In chapter six, Woolf describes a man and a woman approaching from opposite sides of the street. The setting is a London street seen by the author from her apartment window. They get into a taxi and take them away. For Woolf, this is a symbol of the binaries coming together. The tension that she had been going through for the past two days eased and she now has an idea of the ‘unity of mind’. As Coleridge said, great minds are androgynous. The true creator is ‘incandescent’ and ‘undivided’. Sexual awareness gets in the way of creativity. She says that “it is fatal for anyone who writes to think about her sex.” She eventually comes to the conclusion that good writing flows from a marriage of opposites. Gender, masculinity/femininity is no longer relevant.
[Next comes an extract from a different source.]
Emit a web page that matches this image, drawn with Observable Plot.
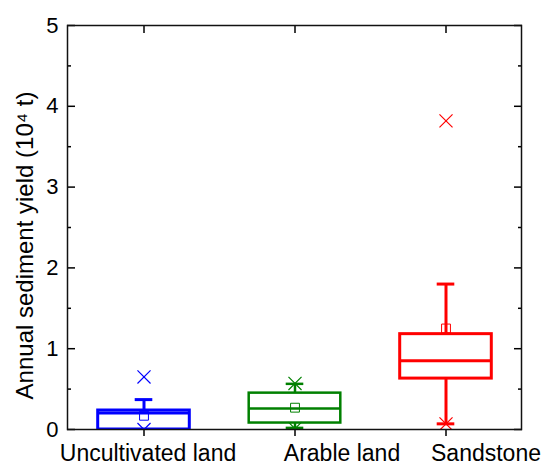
<!DOCTYPE html>
<html>
<head>
<meta charset="utf-8">
<script src="https://cdn.jsdelivr.net/npm/d3@7"></script>
<script src="https://cdn.jsdelivr.net/npm/@observablehq/plot@0.6"></script>
<style>
  html, body { margin: 0; padding: 0; background: #fff; }
</style>
</head>
<body>
<div id="chart"></div>
<script>
const categories = ["Uncultivated land", "Arable land", "Sandstone"];
const colors = ["#0000ff", "#008000", "#ff0000"];
const q1 = [0.0, 0.08, 0.63];
const median = [0.205, 0.26, 0.85];
const q3 = [0.235, 0.45, 1.18];
const whiskerLow = [0.0, 0.02, 0.07];
const whiskerHigh = [0.37, 0.565, 1.80];
const mean = [0.17, 0.27, 1.25];
const minVal = [0.0, 0.01, 0.07];
const maxVal = [0.65, 0.57, 3.82];
const yMajorTicks = [0, 1, 2, 3, 4, 5];
const yMinorTicks = [0.5, 1.5, 2.5, 3.5, 4.5];
const yLabel = "Annual sediment yield (10\u2074 t)";
const labelShift = [4, 47, 40];

const data = categories.map((c, i) => ({
  cat: c, color: colors[i], q1: q1[i], median: median[i], q3: q3[i],
  lo: whiskerLow[i], hi: whiskerHigh[i], mean: mean[i], min: minVal[i], max: maxVal[i],
  sw: i === 1 ? 2.5 : 3
}));

const boxInset = 29.7;
const capInset = 66.7;

const chart = Plot.plot({
  width: 544,
  height: 467,
  marginLeft: 67,
  marginRight: 23,
  marginTop: 25,
  marginBottom: 38,
  style: { fontFamily: "'Liberation Sans', Arial, sans-serif", background: "#fff", color: "#000" },
  x: { domain: categories, padding: 0 },
  y: { domain: [0, 5] },
  color: { type: "identity" },
  marks: [
    // whiskers
    Plot.ruleX(data, { x: "cat", y1: "q3", y2: "hi", stroke: "color", strokeWidth: "sw", clip: true }),
    Plot.ruleX(data, { x: "cat", y1: "lo", y2: "q1", stroke: "color", strokeWidth: "sw", clip: true }),
    Plot.tickY(data, { x: "cat", y: "hi", stroke: "color", strokeWidth: "sw", insetLeft: capInset, insetRight: capInset, clip: true }),
    Plot.tickY(data, { x: "cat", y: "lo", stroke: "color", strokeWidth: "sw", insetLeft: capInset, insetRight: capInset, clip: true }),
    // box
    Plot.barY(data, { x: "cat", y1: "q1", y2: "q3", fill: "none", stroke: "color", strokeWidth: "sw", insetLeft: boxInset, insetRight: boxInset, clip: true }),
    Plot.tickY(data, { x: "cat", y: "median", stroke: "color", strokeWidth: "sw", insetLeft: boxInset, insetRight: boxInset, clip: true }),
    // mean
    Plot.dot(data, { x: "cat", y: "mean", symbol: "square", r: 5, fill: "none", stroke: "color", strokeWidth: 1, clip: true }),
    // min / max
    Plot.dot(data, { x: "cat", y: "max", symbol: "times", r: 6, stroke: "color", strokeWidth: 1.2, clip: true }),
    Plot.dot(data, { x: "cat", y: "min", symbol: "times", r: 6, stroke: "color", strokeWidth: 1.2, clip: true }),
    // axes
    Plot.axisY({ anchor: "left", ticks: yMajorTicks, tickSize: 0, tickPadding: 9, fontSize: 22, label: null, tickFormat: d3.format("d") }),
    Plot.axisY({ anchor: "left", ticks: yMajorTicks, tickSize: -8, tickFormat: () => "", label: null, strokeWidth: 1.5 }),
    Plot.axisY({ anchor: "left", ticks: yMinorTicks, tickSize: -4, tickFormat: () => "", label: null, strokeWidth: 1.5 }),
    Plot.axisY({ anchor: "right", ticks: yMajorTicks, tickSize: -8, tickFormat: () => "", label: null, strokeWidth: 1.5 }),
    Plot.axisY({ anchor: "right", ticks: yMinorTicks, tickSize: -4, tickFormat: () => "", label: null, strokeWidth: 1.5 }),
    Plot.axisX({ anchor: "bottom", tickSize: 7, tickFormat: () => "", label: null, strokeWidth: 1.5 }),
    ...categories.map((c, i) =>
      Plot.axisX({ anchor: "bottom", ticks: [c], tickSize: 0, tickPadding: 15, fontSize: 23, label: null, dx: labelShift[i] })
    ),
    Plot.axisX({ anchor: "top", tickSize: -7, tickFormat: () => "", label: null, strokeWidth: 1.5 }),
    Plot.text([yLabel], { frameAnchor: "left", textAnchor: "middle", rotate: -90, dx: -42, dy: 18, fontSize: 24, fill: "#000" }),
    Plot.frame({ stroke: "#111", strokeWidth: 1.5 })
  ]
});
document.getElementById("chart").appendChild(chart);
</script>
</body>
</html>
Honest, creative, and enduring fiction springs from a mind that is clear and able to face the facts.
Virginia Woolf has engaged in a comprehensive examination of many binary concepts including masculinity/femininity, reason/emotion, and fact/fiction in her monograph, which is ostensibly about women and fiction. This brief analysis reveals that she came to the conclusion that it is the androgynous mind, which is ‘naturally creative, incandescent and undivided’ that can arrive at ‘truth’ by ‘gathering together many varieties of error’. Her understanding of the vagaries and complexities of binary thinking reflected in this book shows that he was one of the pioneering and shaping minds of her time.